For some reason I just suspected something was up, I am not even sure I was late or anything. I just felt different. I have heard of women instantly knowing they were pregnant, this was not the case, I just felt "strange". Anyway, for some reason I felt that I did not need to tell Cody I was getting a test. I guess I thought it would say negative, just like a few times before. Secretly this time I prayed it would say pregnant (not sure why because I cried like a baby when it did!). Sigh: Oh the power of prayer.

Anyway I went into the bathroom doing my test business after work, and I locked the door. Which is clearly unheard of in our house because Cody kept insisting to know why the door was locked. I just said "I'm pooping!".... I am not real clear on why I lied about this. I guess because I am a tad bit of a hypochondriac and I did not want him making fun of me! Shortly after he interrogated me on why the door was locked he finally decided to go use the other restroom. Well I am pretty sure when he got about two steps away from the other restroom door, drawers off already I'm sure, the little "Pregnant" popped up on the test. I think I almost passed out... and I just started yelling "Cody, Cody..." in my most -"oh shit there's soemthing funky going on in here, I'm terrified" voice... he came in and said what is wrong with you? All I could do was hold up this stick I just peed on, and welled up with tears... (scared tears at the time, not happy)... I don't even think I could talk. He then proceeded to tell me this was something to be happy about, while he also said, "Are you sure?
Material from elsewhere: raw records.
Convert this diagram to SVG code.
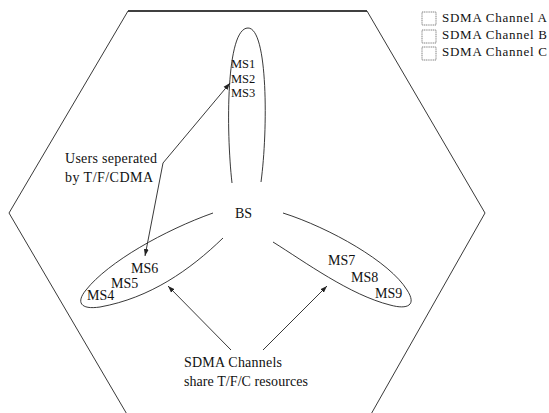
<svg xmlns="http://www.w3.org/2000/svg" width="549" height="413" viewBox="0 0 549 413">
<style>
text{font-family:"Liberation Serif","Times New Roman",serif;font-size:14px;fill:#111}
.sm{font-size:12.5px}
.lg{font-size:13px}
.ln{fill:none;stroke:#222;stroke-width:0.9}
.hex{fill:none;stroke:#222;stroke-width:0.9}
.box{fill:#fff;stroke:#666;stroke-width:0.8;stroke-dasharray:1.2 0.6}
</style>
<defs>
<marker id="ah" viewBox="0 0 10 10" refX="10" refY="5" markerWidth="7" markerHeight="7" markerUnits="userSpaceOnUse" orient="auto">
<path d="M0,1.5 L10,5 L0,8.5 z" fill="#222"/>
</marker>
</defs>
<rect width="549" height="413" fill="#fff"/>
<g id="cell">
<polygon class="hex" points="128,11 367,11 485,213 370,416 128,416 9,213"/>
<line x1="128" y1="11" x2="367" y2="11" stroke="#222" stroke-width="1.6"/>
</g>
<g id="bs"><text x="235" y="218">BS</text></g>
<g id="beamA">
<path class="ln" d="M232,183 C226,130 226,28 248,28 C268,28 268,130 261,182"/>
<text class="sm" x="231" y="68">MS1</text>
<text class="sm" x="231" y="83">MS2</text>
<text class="sm" x="231" y="97">MS3</text>
</g>
<g id="beamB">
<path class="ln" d="M213,213 C165,230 108,262 86,290 C76,302 80,310 100,307 C150,298 190,270 223,238"/>
<text x="131" y="273">MS6</text>
<text x="111" y="288">MS5</text>
<text x="87" y="300">MS4</text>
</g>
<g id="beamC">
<path class="ln" d="M283,213 C330,228 390,262 407,290 C417,305 408,310 390,305 C350,295 305,262 273,242"/>
<text x="328" y="265">MS7</text>
<text x="351" y="282">MS8</text>
<text x="375" y="298">MS9</text>
</g>
<g id="label-users">
<text x="65" y="163" textLength="92" lengthAdjust="spacing">Users seperated</text>
<text x="65" y="182" textLength="88" lengthAdjust="spacing">by T/F/CDMA</text>
</g>
<g id="label-sdma">
<text x="184" y="367" textLength="98" lengthAdjust="spacing">SDMA Channels</text>
<text x="184" y="386" textLength="124" lengthAdjust="spacing">share T/F/C resources</text>
</g>
<g id="legend">
<rect class="box" x="422" y="12" width="14" height="13"/>
<rect class="box" x="422" y="30" width="14" height="13"/>
<rect class="box" x="422" y="47" width="14" height="13"/>
<text class="lg" x="442" y="22" textLength="105" lengthAdjust="spacing">SDMA Channel A</text>
<text class="lg" x="442" y="39" textLength="105" lengthAdjust="spacing">SDMA Channel B</text>
<text class="lg" x="442" y="56" textLength="105" lengthAdjust="spacing">SDMA Channel C</text>
</g>
<g id="connectors">
<line class="ln" x1="163" y1="163" x2="230" y2="83" marker-end="url(#ah)"/>
<line class="ln" x1="163" y1="163" x2="145" y2="256" marker-end="url(#ah)"/>
<line class="ln" x1="231" y1="350" x2="168" y2="286" marker-end="url(#ah)"/>
<line class="ln" x1="263" y1="350" x2="327" y2="286" marker-end="url(#ah)"/>
</g>
</svg>
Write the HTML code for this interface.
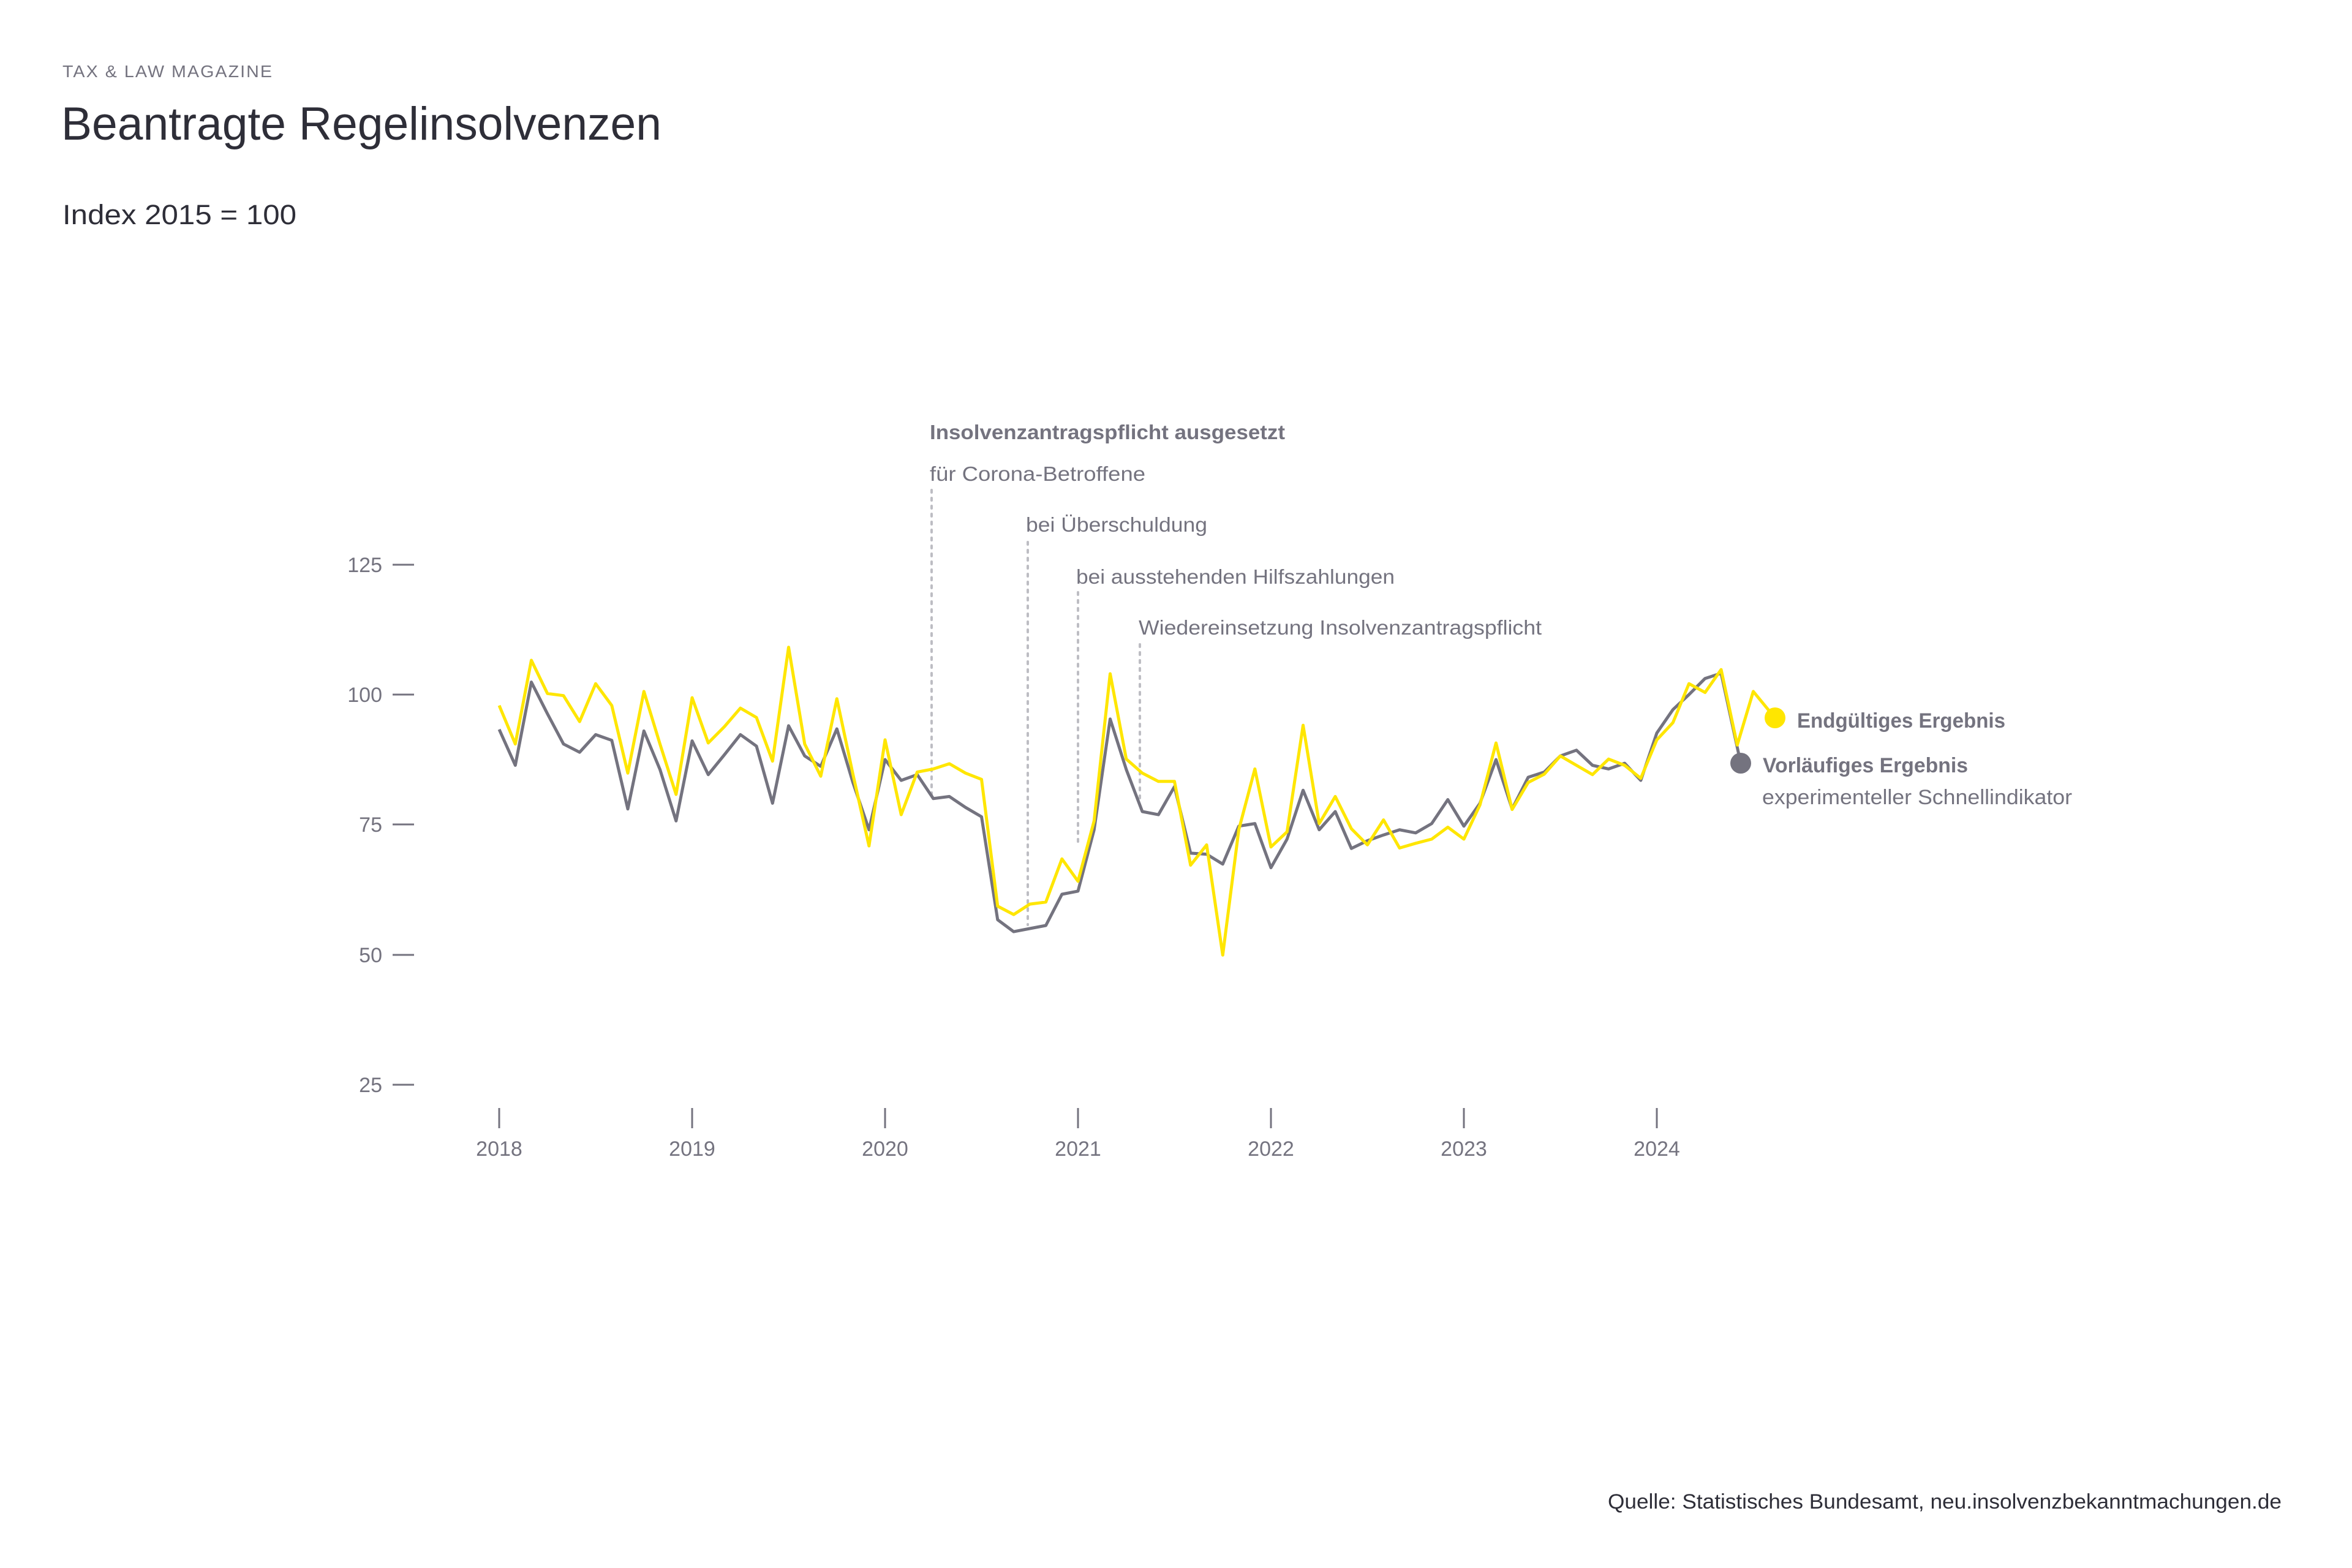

Have you ever had one say that before?"... Well... No Cody, I have never been pregnant that I can recall?

Of course I could not keep my mouth shut. We immediately called our parents, and the rest is history.

At this point I think I am about 8 weeks along, which would put the due date in Mid January.



How far along? 8 weeks-ish

Total weight gain: None at this point. I have actually lost weight from where I am normally at.

Maternity clothes? Nope. Hopefully not for a good while. If ever.

Stretch marks? Nope not yet, about to start a lotion regimine very soon.

Sleep: Not very much. I wake up about 4 times a night right now to go to the bathroom. Plus weird dreams.

Best moment this week: In general just getting some extra rest in this weekend.

Miss Anything? Oh yes. I have not quite adjusted to the pregnant lifestyle yet. Getting there. Slowly but surely.

Movement: Nope.

Food cravings: I feel like I did not crave cokes near as much before as I do now. I jsut want them constantly.

Anything making you queasy or sick: Brushing my teeth nearly gets me every time. But it always has.

Labor Signs: Not for a long time I hope!

Symptoms: I feel like my chest has been beaten to a pulp. SO SORE.

Belly Button in or out?  IN!

Wedding rings on or off? On

Happy or Moody most of the time: It's a rollercoaster. Mostly happy last week. This week is waterworks. Ready for these hormones to level out.

Looking forward to: Seeing/hearing the baby for the first time!